Bindi is incredibly intelligent and eager to please. She is food motivated (a treat bag by your side and clicker in hand are a must!), so she is a breeze to train and a quick study. Already this girl has mastered more than a few tricks up her paws. Check out her video! She has learned basic commands—Sit, Stand, Down, Wait (well, most of the time!), Drop it, and Crate. And her extra tricks—including Paw, High-ten, Say please, Spin, and Play dead—are bound to put a huge smile on your face. Bindi is eager to learn more and expand her repertoire; so her furever family should devote at least 10 minutes twice a day to train her.
Initially, Bindi wanted to roam and sniff around a lot on our walks; but her leash-walking skills have improved significantly over a short period. She has now found a good pace of walking by my heel and makes regular eye contact. When she pulls in a different direction or is sniffing for too long, she usually responds to Come here, because I always reward her with a treat. Bindi’s friendly nature makes it hard for her to resist meeting new furry pals, though, so she does sometimes lunge at other dogs—although I can refocus her attention to me with a treat. Moving squirrels also catch her attention; so I try to keep Bindi’s eyes focused on her treats before she gets distracted. Her adopted family will need to continue practicing her leash-walking skills; we recommend using a Freedom Harness, which helps with pulling.
Bindi loves to play fetch and gets excited to play with plush toys, but only gets to play with her toys while supervised to ensure that she doesn’t become possessive. She has shown no destructive behavior around the house and doesn’t chew on anything except when given her Benebone dog chew. This lady has mastered the art of the kibble-dispensing ball, and has fun figuring out interactive toys. Bindi has entertained doggie visitors at her foster home, and she has shown no signs of resource guarding, jealousy or territorial behavior.

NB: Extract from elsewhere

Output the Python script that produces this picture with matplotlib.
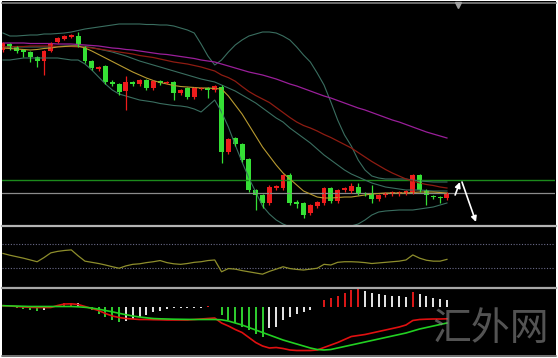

At times sprightly and silly and at other times calm and wise, Bindi—with her all-around sweetness and fun nature—is impossible not to love and will bring boundless joy to her forever family!
Bindi is up-to-date on vaccinations, microchipped, spayed, and heartworm negative.
Bindi came from a local shelter.
IAR subsidizes post-adoption professional training with Jane Marshall (www.cheerydogs.com) to encourage a life-long and successful bond between the dog and the adopter. Group classes for puppies and adult dogs are provided at a substantial discount to IAR adopters.